Me sucedió. Empecé a encontrar borgeano todo lo que veía y vivía. No solo en los textos, veía Borges en los edificios, en las noticias, en los museos, en la música, en las plantas. En todo. Y es que eso pasa. Borges influencia la vida y, por desgracia, también la prosa. En ese aspecto, aprendí de él la anáfora, la adjetivación y otros recursos. No obstante, a Borges no se le puede copiar. La adjetivación solo en él funciona, solo en él no es pretenciosa. Esa musicalidad solemne esperó a ser inventada por él y murió con él. A nadie más le queda. Todos quienes apuestan por ella, rápidamente, son descubiertos como seguidores del argentino. Te enamoras perdidamente, tanto que te alejas de todo lo que no encaja. La única que vez en los últimos años que pasé cerca de un mes sin leer fue cuando, aún metido en Borges, decidí leer Crimen y castigo. La prosa dura de Dostoyevski me era insufrible. No había nada de esa musicalidad que me acompañaba hasta en los sueños. Y, confieso, que hasta ahora no he retomado esa lectura que me hizo padecer un frustración tan grande que estuve un mes temiendo agarrar una novela. 

Alonso —entre tantas cosas— me enseñó a Borges y le estaré siempre agradecido por eso. El curso acabó y nosotros seguimos hablando de sus cuentos. Es más, luego dictó un curso en la maestría de escritura creativa dedicada a él, a Onetti y a Cortázar, al cual me invitó y asistí encantado. Borges me acompañó por mucho. Y, por más de que no lo haya leído todo —con el afán de guardarme algunos libros para más tarde— sí creo que se quedó en mí una idea e impresión fuerte de lo que era lo borgeano. 

Con el tiempo me alejé de él y creo que hice bien, pues este tema de que se meta en tu vida de tal forma y, peor, en lo que escribas resulta muy pesado y aterrador. Visité sus restos en Ginebra junto a una amiga francesa que me creyó un bobo por hacerla padecer una escala en “el país más aburrido mundo” antes de visitar a sus padres en Grenoble. Al ver la tumba, me dijo ‘tenías razón, es una tumba preciosa. Voy a leerlo’.Y Lo hizo y nunca más cuestionó alguna de mis propuestas durante los viajes que hicimos. 

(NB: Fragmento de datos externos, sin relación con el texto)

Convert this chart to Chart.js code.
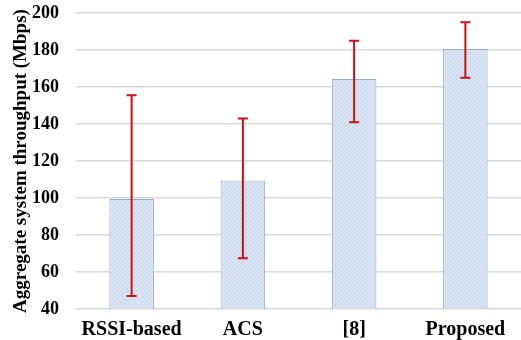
<!DOCTYPE html>
<html>
<head>
<meta charset="utf-8">
<script src="https://cdn.jsdelivr.net/npm/chart.js@4"></script>
<style>
  html, body { margin: 0; padding: 0; background: #fff; }
  #wrap { width: 521px; height: 340px; }
</style>
</head>
<body>
<div id="wrap"><canvas id="grafico"></canvas></div>
<script>
const categories = ['RSSI-based', 'ACS', '[8]', 'Proposed'];
const throughput = [99.5, 109.5, 164.3, 180.5];
const errHigh = [155.5, 143, 185, 195];
const errLow = [47, 67.5, 141, 165];
const yTicks = [40, 60, 80, 100, 120, 140, 160, 180, 200];

// hatched light-blue fill like the original
function hatch() {
    const c = document.createElement('canvas');
    c.width = 4; c.height = 4;
    const g = c.getContext('2d');
    g.fillStyle = '#dae5f4';
    g.fillRect(0, 0, 4, 4);
    g.strokeStyle = '#c3d3ea';
    g.lineWidth = 1;
    g.beginPath();
    g.moveTo(0, 4); g.lineTo(4, 0);
    g.stroke();
    return g.createPattern(c, 'repeat');
}

const errorBars = {
    id: 'errorBars',
    afterDatasetsDraw(chart) {
        const ctx = chart.ctx;
        const y = chart.scales.y;
        const meta = chart.getDatasetMeta(0);
        ctx.save();
        ctx.strokeStyle = '#cc1010';
        ctx.lineWidth = 2;
        meta.data.forEach(function (bar, i) {
            const top = y.getPixelForValue(errHigh[i]);
            const bot = y.getPixelForValue(errLow[i]);
            ctx.beginPath();
            ctx.moveTo(bar.x, top); ctx.lineTo(bar.x, bot);
            ctx.moveTo(bar.x - 5, top); ctx.lineTo(bar.x + 5, top);
            ctx.moveTo(bar.x - 5, bot); ctx.lineTo(bar.x + 5, bot);
            ctx.stroke();
        });
        ctx.restore();
    }
};

document.addEventListener("DOMContentLoaded", function () {
    const ctx = document.getElementById('grafico').getContext('2d');

    new Chart(ctx, {
        type: 'bar',
        data: {
            labels: categories,
            datasets: [{
                data: throughput,
                backgroundColor: hatch(),
                borderColor: '#97abc8',
                borderWidth: 1,
                categoryPercentage: 1,
                barPercentage: 0.4
            }]
        },
        options: {
            responsive: true,
            maintainAspectRatio: false,
            animation: false,
            layout: { padding: { top: 13, right: -4, left: 10, bottom: 0 } },
            plugins: {
                legend: { display: false },
                tooltip: { enabled: false }
            },
            scales: {
                x: {
                    grid: { display: false },
                    border: { display: false },
                    afterFit: function (s) { s.height = 31; },
                    ticks: {
                        color: '#000',
                        padding: 1,
                        font: { family: 'Liberation Serif', size: 20, weight: 'bold' }
                    }
                },
                y: {
                    min: 40,
                    max: 200,
                    afterBuildTicks: function (axis) {
                        axis.ticks = yTicks.map(function (v) { return { value: v }; });
                    },
                    afterFit: function (s) {
                        s.width = 66;
                        s.paddingTop = 0;
                        s.paddingBottom = 0;
                    },
                    grid: { color: '#d9d9d9', lineWidth: 1.5, drawTicks: false },
                    border: { display: false },
                    ticks: {
                        color: '#000',
                        padding: 17,
                        font: { family: 'Liberation Serif', size: 18, weight: 'bold' }
                    },
                    title: {
                        display: true,
                        text: 'Aggregate system throughput (Mbps)',
                        color: '#000',
                        padding: { top: 0, bottom: 2 },
                        font: { family: 'Liberation Serif', size: 19, weight: 'bold' }
                    }
                }
            }
        },
        plugins: [errorBars]
    });
});
</script>
</body>
</html>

No vuelvo con mucha frecuencia a mis libros de Borges. Sí lo llevo mucho a conversaciones con amigos. Es muy divertido conversar sobre sus ocurrencias, ingenios y artificios. Pero a leerlo creo que le temo un poco. Aunque, las pocas veces que releo algunos de mis cuentos favoritos, confirmo tanto mi motivo de distancia como el de admiración. Insisto, no creo que haya muchos autores de su tamaño en la historia de la humanidad. Tampoco creo que aparezcan muchos más. A casi cuarenta años de su partida, sus textos no se permiten el envejecimiento.